Monsters at the Heart of Galaxy Formation

Abstract

Surveys with the Hubble Space Telescope find supermassive black holes (BHs) of 10**6 to 10**9.5 solar masses in every galaxy that has an elliptical-galaxy-like "bulge" component. BHs appear to be standard equipment in galaxy bulges. At the 2000 June meeting of the American Astronomical Society, two groups announced the discovery of a tight correlation between BH mass and the global velocity dispersion of stars in the host galaxy bulge (astro-ph/0006053 and astro-ph/0006289). Also, BH mass scales with bulge mass; the median BH mass fraction is 0.15 % of the bulge mass. In contrast, BH mass does not scale with disk properties.
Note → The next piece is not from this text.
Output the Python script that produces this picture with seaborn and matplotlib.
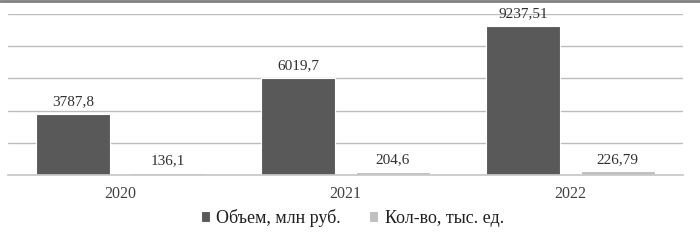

Pure disk galaxies - ones that lack a bulge component - must have BH mass fractions that are much smaller than the BH mass fractions in bulges. These results imply a close connection between BH growth and bulge (but not disk) formation. Observations increasingly support the hypothesis that the major events that form a bulge or elliptical galaxy and the main growth phases of its BH - when it shone like a quasar - were the same events. These and other results are leading to a profound change in how astronomers view BHs. More than just exotica needed to explain rare active galactic nuclei, they are becoming an integral part of our understanding of galaxy formation.